Each week of the Film Vault Summer Camp (presented by collection specialist Ashley Swinnerton) is programmed according to a new theme. Week two, entitled Preservation, offered an in-depth glimpse into the history of film restoration and MoMA's own restoration procedures in the case of three historic selections: a 1934 screen test of Katherine Hepburn as Joan of Arc, Andy Warhol's Kiss (1963-1964), and Lime Kiln Club Field Day (1914/2014), the oldest surviving feature film starring an all-Black cast. Never completed in its time, Lime Kiln Club Field Day was produced by the Biograph Studio and acquired by MoMA in the form of "seven cans of unedited daily rushes." New digital technologies allowed the museum's curator Ron Magliozzi and preservation officer Peter Williamson to conduct a thorough investigation and study of the film's structure and plot so as to complete it in 2014, 101 years after the film's production.
In an overview of the film's restoration process for Sight & Sound, critic Ashley Clark describes Lime Kiln Club Field Day as a "a precious visual depiction of middle-class black characters from an era when lynchings and racial stereotypes were rife." The film's rushes, from which its completed form was sculpted by Magliozzi's team, depicts cast and crew, both Black and white, "mingling" on set.
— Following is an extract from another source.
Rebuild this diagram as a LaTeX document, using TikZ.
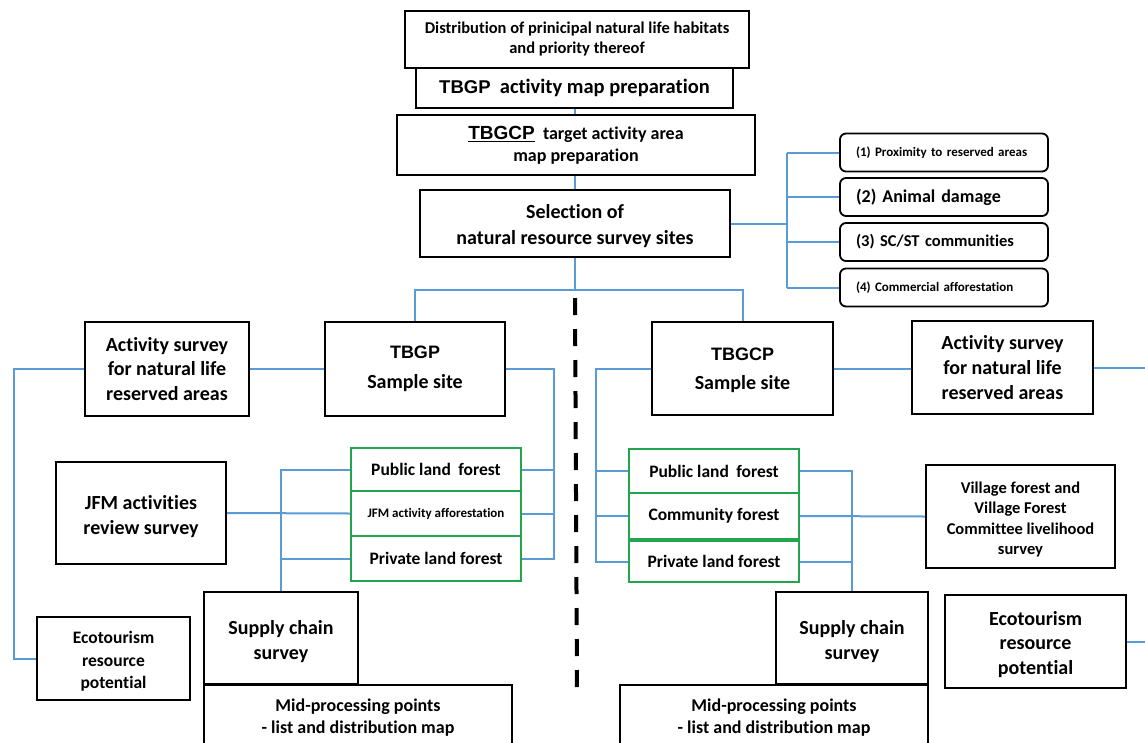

At the center of the film, is the popular Black comedian and performer Bert Williams, so famous that the project was at one point deemed "Bert Williams Lime Kiln Club Field Day." As a note, MoMA points out that Williams was "among a number of leading Black performers who appeared wearing blackface onstage at the turn of the century." In his interview with Clark, Magliozzi provides further clarification to this complex history: “The fact that the [Williams] wore blackface allowed the rest of the cast not to wear blackface before white audiences.” (Clark points out, however, that Williams was still criticized for his participation in art which reinforced negative racial stereotypes.) In this episode of Film Vault Summer Camp, the MoMA team also emphasizes that a wonderful result of the rediscovery of Lime Kiln Club Field Day is the emergence of a re-interrogation and reclamation of it by contemporary African-American filmmakers such as Garrett Bradley and Ramell Ross.